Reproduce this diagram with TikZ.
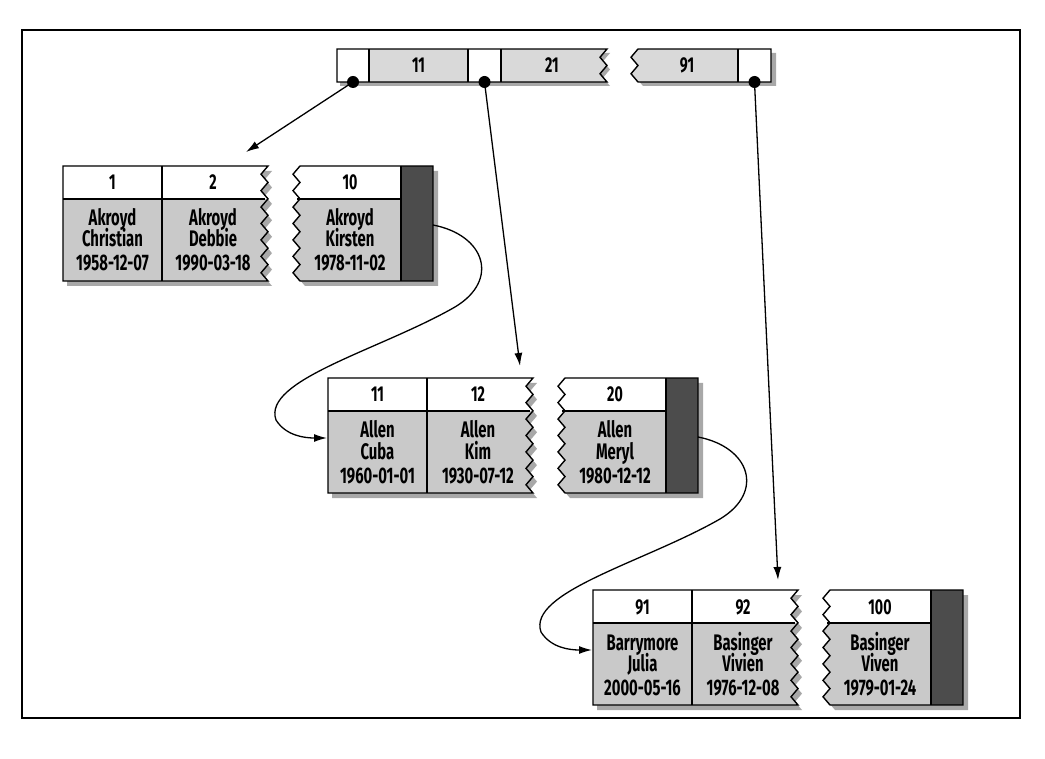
\documentclass[tikz,border=0pt]{standalone}
\usepackage{fontspec}
\setmainfont{Fira Sans}[FakeStretch=0.66]
\usetikzlibrary{arrows.meta}
\definecolor{cellgray}{gray}{0.79}
\definecolor{bargray}{gray}{0.85}
\definecolor{darkcol}{gray}{0.30}
\definecolor{shadowgray}{gray}{0.66}
\tikzset{
  outline/.style={draw=black, line width=1.4pt, line join=miter},
  sep/.style={draw=black, line width=1.3pt},
  ptr/.style={draw=black, line width=1.3pt, -{Latex[length=13pt,width=8pt]}},
  lbl/.style={inner sep=0pt, anchor=base, font=\fontsize{22.5}{26}\selectfont\bfseries},
  keylbl/.style={inner sep=0pt, anchor=base, font=\fontsize{21.5}{26}\selectfont\bfseries},
  dot/.style={circle, fill=black, inner sep=0pt, minimum size=12pt},
}
% leaf piece A (two cells, ragged right edge)
\newcommand\ShapeA[1]{#1 (0,0) -- (205,0) \foreach \k in {1,...,14}{ -- ({205-7*mod(\k,2)},{\k*115/14}) } -- (0,115) -- cycle;}
% leaf piece B (ragged left edge, dark pointer column)
\newcommand\ShapeB[1]{#1 (237,0) -- (370,0) -- (370,115) -- (237,115) \foreach \k in {13,...,1}{ -- ({237-7*mod(\k,2)},{\k*115/14}) } -- cycle;}
\newcommand\LeafShapes{%
  \ShapeA{\fill[shadowgray, shift={(4,5)}]}
  \ShapeB{\fill[shadowgray, shift={(5,5)}]}
  \ShapeA{\fill[cellgray]}
  \begin{scope}\ShapeA{\clip}\fill[white] (0,0) rectangle (210,33);\end{scope}
  \ShapeB{\fill[cellgray]}
  \begin{scope}\ShapeB{\clip}\fill[white] (225,0) rectangle (338,33);\fill[darkcol] (338,0) rectangle (370,115);\end{scope}
  \draw[sep] (0,33) -- (202,33);
  \draw[sep] (99,0) -- (99,115);
  \draw[sep] (234,33) -- (338,33);
  \draw[sep] (338,0) -- (338,115);
  \ShapeA{\draw[outline]}
  \ShapeB{\draw[outline]}
}
\newcommand\KeyText[3]{\node[keylbl] (#1) at (#2,24) {#3};}
\newcommand\CellText[5]{%
  \node[lbl] (#1a) at (#2,60) {#3};
  \node[lbl] (#1b) at (#2,81) {#4};
  \node[lbl] (#1c) at (#2,105) {#5};}
% index bar pieces
\newcommand\BarA[1]{#1 (337,0) -- (607,0) \foreach \k in {1,...,4}{ -- ({607-7*mod(\k,2)},{\k*33/4}) } -- (337,33) -- cycle;}
\newcommand\BarB[1]{#1 (638,0) -- (771,0) -- (771,33) -- (638,33) \foreach \k in {3,...,1}{ -- ({638-7*mod(\k,2)},{\k*33/4}) } -- cycle;}

\begin{document}
\begin{tikzpicture}[x=1pt, y=-1pt]
\useasboundingbox (0,0) rectangle (1045,759);
\fill[white] (0,0) rectangle (1045,759);
\draw[line width=1.4pt] (22,30) rectangle (1020,718);

% ---------- index (root) page ----------
\begin{scope}[shift={(0,49)}]
  \BarA{\fill[shadowgray, shift={(3,4)}]}
  \BarB{\fill[shadowgray, shift={(5,4)}]}
  \BarA{\fill[white]}
  \begin{scope}\BarA{\clip}\fill[bargray] (369,0) rectangle (468,33);\fill[bargray] (501,0) rectangle (610,33);\end{scope}
  \BarB{\fill[white]}
  \begin{scope}\BarB{\clip}\fill[bargray] (625,0) rectangle (738,33);\end{scope}
  \draw[sep] (369,0) -- (369,33);
  \draw[sep] (468,0) -- (468,33);
  \draw[sep] (501,0) -- (501,33);
  \draw[sep] (738,0) -- (738,33);
  \BarA{\draw[outline]}
  \BarB{\draw[outline]}
  \KeyText{r11}{418.5}{11}
  \KeyText{r21}{552}{21}
  \KeyText{r91}{687}{91}
  \node[dot] (d1) at (353,33) {};
  \node[dot] (d2) at (484.5,33) {};
  \node[dot] (d3) at (754.5,33) {};
\end{scope}

% ---------- leaf page 1 ----------
\begin{scope}[shift={(63,166)}]
  \LeafShapes
  \KeyText{k1}{49.5}{1}
  \KeyText{k2}{150}{2}
  \KeyText{k10}{287}{10}
  \CellText{a1}{49.5}{Akroyd}{Christian}{1958-12-07}
  \CellText{a2}{150}{Akroyd}{Debbie}{1990-03-18}
  \CellText{a10}{287}{Akroyd}{Kirsten}{1978-11-02}
  \coordinate (t1) at (183,-14);
  \coordinate (n1s) at (370,59);
\end{scope}

% ---------- leaf page 2 ----------
\begin{scope}[shift={(328,378)}]
  \LeafShapes
  \KeyText{k11}{49.5}{11}
  \KeyText{k12}{150}{12}
  \KeyText{k20}{287}{20}
  \CellText{b11}{49.5}{Allen}{Cuba}{1960-01-01}
  \CellText{b12}{150}{Allen}{Kim}{1930-07-12}
  \CellText{b20}{287}{Allen}{Meryl}{1980-12-12}
  \coordinate (t2) at (192,-12);
  \coordinate (n1e) at (-1,60);
  \coordinate (n2s) at (370,59);
\end{scope}

% ---------- leaf page 3 ----------
\begin{scope}[shift={(593,590)}]
  \LeafShapes
  \KeyText{k91}{49.5}{91}
  \KeyText{k92}{150}{92}
  \KeyText{k100}{287}{100}
  \CellText{c91}{49.5}{Barrymore}{Julia}{2000-05-16}
  \CellText{c92}{150}{Basinger}{Vivien}{1976-12-08}
  \CellText{c100}{287}{Basinger}{Viven}{1979-01-24}
  \coordinate (t3) at (185,-10);
  \coordinate (n2e) at (-1,60);
\end{scope}

% ---------- pointers ----------
\draw[ptr] (d1.center) -- (t1);
\draw[ptr] (d2.center) -- (t2);
\draw[ptr] (d3.center) -- (t3);

% ---------- leaf-to-leaf links ----------
\draw[ptr] (n1s) .. controls (485,235) and (500,280) .. (455,307)
  .. controls (380,350) and (262,380) .. (276,420)
  .. controls (286,436) and (305,438) .. (n1e);
\begin{scope}[shift={(265,212)}]
  \draw[ptr] (n2s) .. controls (485,235) and (500,280) .. (455,307)
    .. controls (380,350) and (262,380) .. (276,420)
    .. controls (286,436) and (305,438) .. (n2e);
\end{scope}
\end{tikzpicture}
\end{document}
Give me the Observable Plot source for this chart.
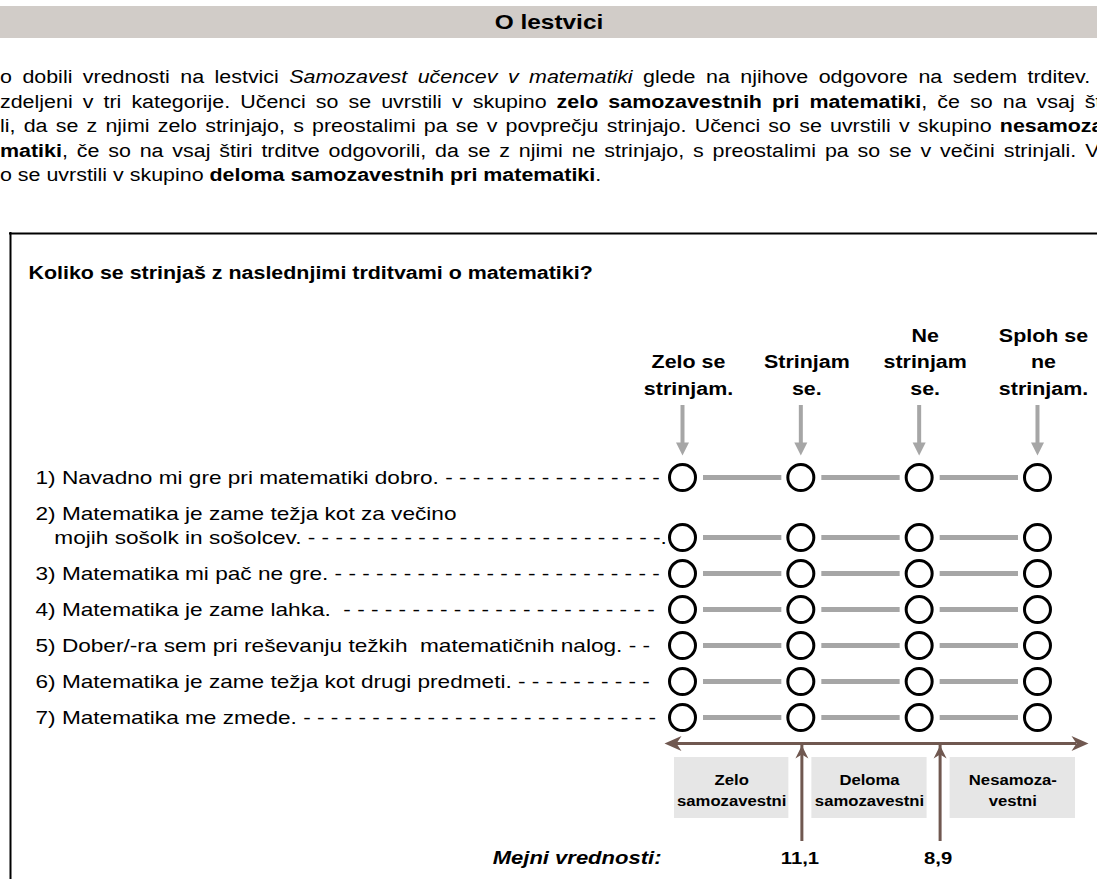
<!DOCTYPE html>
<html>
<head>
<meta charset="utf-8">
<script src="https://cdn.jsdelivr.net/npm/d3@7"></script>
<script src="https://cdn.jsdelivr.net/npm/@observablehq/plot@0.6"></script>
<style>
html, body { margin: 0; padding: 0; background: #fff; overflow: hidden; width: 1097px; height: 879px; }
body { position: relative; font-family: "Liberation Sans", Arial, sans-serif; color: #000; }
#band { position: absolute; left: 0; top: 6px; width: 1097px; height: 32px; background: #d1ccc8; }
#band span { position: absolute; left: 50%; top: 50%; transform: translate(-50%, -50%) scaleX(1.19); font-weight: bold; font-size: 20.5px; white-space: nowrap; }
#para { position: absolute; left: 0; top: 0; width: 1097px; height: 200px; overflow: hidden; }
.line { position: absolute; left: 0; width: max-content; white-space: nowrap; font-size: 18px; line-height: 24px; height: 24px; transform-origin: 0 50%; transform: scaleX(1.19); }
#chart { position: absolute; left: 0; top: 200px; width: 1097px; height: 679px; overflow: hidden; }
</style>
</head>
<body>
<div id="band"><span>O lestvici</span></div>
<div id="para">
  <div class="line" data-end="1090" style="top:65px">o dobili vrednosti na lestvici <i>Samozavest učencev v matematiki</i> glede na njihove odgovore na sedem trditev.</div>
  <div class="line" data-end="1101" style="top:89.5px">zdeljeni v tri kategorije. Učenci so se uvrstili v skupino <b>zelo samozavestnih pri matematiki</b>, če so na vsaj št</div>
  <div class="line" data-end="1103" style="top:114px">li, da se z njimi zelo strinjajo, s preostalimi pa se v povprečju strinjajo. Učenci so se uvrstili v skupino <b>nesamoza</b></div>
  <div class="line" data-end="1099" style="top:138.5px"><b>matiki</b>, če so na vsaj štiri trditve odgovorili, da se z njimi ne strinjajo, s preostalimi pa so se v večini strinjali. V</div>
  <div class="line" style="top:163px">o se uvrstili v skupino <b>deloma samozavestnih pri matematiki</b>.</div>
</div>
<div id="chart"></div>
<script>
// ---------- data ----------
const question = "Koliko se strinjaš z naslednjimi trditvami o matematiki?";
const responses = ["Zelo se\nstrinjam.", "Strinjam\nse.", "Ne\nstrinjam\nse.", "Sploh se\nne\nstrinjam."];
const statements = [
  "1) Navadno mi gre pri matematiki dobro. - - - - - - - - - - - - - - - -",
  "2) Matematika je zame težja kot za večino\n\u00a0\u00a0\u00a0mojih sošolk in sošolcev. - - - - - - - - - - - - - - - - - - - - - - - - - -.",
  "3) Matematika mi pač ne gre. - - - - - - - - - - - - - - - - - - - - - - - -",
  "4) Matematika je zame lahka.\u00a0 - - - - - - - - - - - - - - - - - - - - - - -",
  "5) Dober/-ra sem pri reševanju težkih\u00a0 matematičnih nalog. - -",
  "6) Matematika je zame težja kot drugi predmeti. - - - - - - - - - -",
  "7) Matematika me zmede. - - - - - - - - - - - - - - - - - - - - - - - - - -"
];
const categories = ["Zelo\nsamozavestni", "Deloma\nsamozavestni", "Nesamoza-\nvestni"];
const cutValues = [11.1, 8.9];
const cutCaption = "Mejni vrednosti:";

// ---------- styles / layout ----------
const W = 1097, H = 679;
const SX = 1.19;                 // horizontal text stretch of the original
const GRAY = "#a6a6a6", BROWN = "#705850", BOX = "#e6e6e6";
const COL = 118.33, X0 = 682;    // px per answer column, px of first column
const ROWPX = 36, Y0 = 277;      // px per row unit, px of first statement
const ux = px => (px - X0) / COL;
const uy = py => (py - Y0) / ROWPX;
const EXTRA = 0.67;              // extra row units per additional label line

// row positions: one unit per statement plus extra for additional label lines
let acc = 0;
const rowY = statements.map((s, i) => { acc += (s.split("\n").length - 1) * EXTRA; return i + acc; });

// score continuum below the answer columns
const scoreToCol = d3.scaleLinear().domain([13.0, 7.35]).range([0, responses.length - 1]);
const LEFT = ux(664), RIGHT = ux(1088);
const bounds = [LEFT, ...cutValues.map(v => scoreToCol(v)), RIGHT];
const segs = categories.map((c, k) => ({label: c, x1: bounds[k], x2: bounds[k + 1]}));
const cells = statements.flatMap((s, i) => responses.map((r, j) => ({i, j})));
const links = statements.flatMap((s, i) => d3.range(responses.length - 1).map(j => ({i, j})));
const fmt = v => String(v).replace(".", ",");

// symbols (tip at the dot position)
const unit = size => Math.sqrt(size / Math.PI) / 10;
const triDown = {draw(c, size) { const s = unit(size); c.moveTo(-6.5*s, -13*s); c.lineTo(6.5*s, -13*s); c.lineTo(0, 0); c.closePath(); }};
const headLeft = {draw(c, size) { const s = unit(size); c.moveTo(0, 0); c.lineTo(17*s, -7.5*s); c.lineTo(12*s, 0); c.lineTo(17*s, 7.5*s); c.closePath(); }};
const headRight = {draw(c, size) { const s = unit(size); c.moveTo(0, 0); c.lineTo(-17*s, -7.5*s); c.lineTo(-12*s, 0); c.lineTo(-17*s, 7.5*s); c.closePath(); }};
const headUp = {draw(c, size) { const s = unit(size); c.moveTo(0, 0); c.lineTo(-6.5*s, 13*s); c.lineTo(0, 9*s); c.lineTo(6.5*s, 13*s); c.closePath(); }};

const yScaleLine = uy(543), yCutBottom = uy(633), yCutTip = uy(545);

const plot = Plot.plot({
  width: W, height: H,
  marginTop: 0, marginRight: 0, marginBottom: 0, marginLeft: 0,
  x: {domain: [ux(0), ux(W)], range: [0, W], axis: null},
  y: {domain: [uy(0), uy(H)], range: [0, H], axis: null},
  style: {fontFamily: '"Liberation Sans", Arial, sans-serif', background: "white", color: "black", overflow: "hidden"},
  marks: [
    // frame
    Plot.ruleY([uy(33)], {y: d => d, x1: ux(9), x2: ux(W), stroke: "black", strokeWidth: 2}),
    Plot.ruleX([ux(10)], {x: d => d, y1: uy(32), y2: uy(H), stroke: "black", strokeWidth: 2}),
    // question
    Plot.text([question], {x: ux(28), y: uy(73), text: d => d, textAnchor: "start", fontSize: 18, fontWeight: "bold"}),
    // answer headers with arrows
    Plot.text(responses, {x: (d, i) => i, y: uy(194), dx: 6, text: d => d, lineAnchor: "bottom", lineHeight: 1.47, fontSize: 18, fontWeight: "bold"}),
    Plot.ruleX(responses, {x: (d, i) => i, y1: uy(205), y2: uy(245), stroke: GRAY, strokeWidth: 4}),
    Plot.dot(responses, {x: (d, i) => i, y: uy(255), symbol: triDown, r: 10, fill: GRAY, stroke: "none"}),
    // connectors and circles
    Plot.ruleY(links, {y: d => rowY[d.i], x1: d => d.j, x2: d => d.j + 1, insetLeft: 21, insetRight: 19, stroke: GRAY, strokeWidth: 5}),
    Plot.dot(cells, {x: d => d.j, y: d => rowY[d.i], r: 13, stroke: "black", strokeWidth: 3, fill: "white"}),
    // statements
    Plot.text(statements, {x: ux(35), y: (d, i) => rowY[i], text: d => d, textAnchor: "start", lineAnchor: "bottom", dy: 6, lineHeight: 24 / 19, fontSize: 19}),
    // category boxes
    Plot.rect(segs, {x1: "x1", x2: "x2", y1: uy(557), y2: uy(618), fill: BOX, insetLeft: 10, insetRight: 13}),
    Plot.text(segs, {x: d => (d.x1 + d.x2) / 2, y: uy(588), text: "label", dx: -1.5, lineHeight: 1.5, fontSize: 14, fontWeight: "bold"}),
    // cut arrows
    Plot.ruleX(cutValues, {x: d => scoreToCol(d), y1: yCutBottom, y2: yCutTip, insetTop: 8, stroke: BROWN, strokeWidth: 3}),
    Plot.dot(cutValues, {x: d => scoreToCol(d), y: yCutTip, symbol: headUp, r: 10, fill: BROWN, stroke: "none"}),
    // scale double arrow
    Plot.ruleY([yScaleLine], {y: d => d, x1: LEFT, x2: RIGHT, insetLeft: 12, insetRight: 12, stroke: BROWN, strokeWidth: 3}),
    Plot.dot([LEFT], {x: d => d, y: yScaleLine, symbol: headLeft, r: 10, fill: BROWN, stroke: "none"}),
    Plot.dot([RIGHT], {x: d => d, y: yScaleLine, symbol: headRight, r: 10, fill: BROWN, stroke: "none"}),
    // cut values
    Plot.text([cutCaption], {x: LEFT, y: uy(658), dx: -3, text: d => d, textAnchor: "end", fontStyle: "italic", fontWeight: "bold", fontSize: 18.5}),
    Plot.text(cutValues, {x: d => scoreToCol(d), y: uy(658), dx: -2, text: d => fmt(d), fontWeight: "bold", fontSize: 17})
  ]
});
document.getElementById("chart").append(plot);

// stretch text horizontally like the original
plot.querySelectorAll("text").forEach(t => {
  const spans = t.querySelectorAll("tspan");
  const els = spans.length ? Array.from(spans) : [t];
  els.forEach(e => {
    const len = e.getComputedTextLength();
    if (len > 0) {
      e.setAttribute("textLength", len * SX);
      e.setAttribute("lengthAdjust", "spacingAndGlyphs");
    }
  });
});

// justify the clipped paragraph lines
document.querySelectorAll(".line").forEach(el => {
  const target = +el.dataset.end;
  if (!target) return;
  const natural = el.offsetWidth;
  const spaces = (el.textContent.match(/ /g) || []).length;
  if (spaces) el.style.wordSpacing = ((target / SX - natural) / spaces) + "px";
});
</script>
</body>
</html>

* **Directions for this task**
Report how many lines in the records above contain the word "with", giving only the number.

* **Solution to the exercise**
2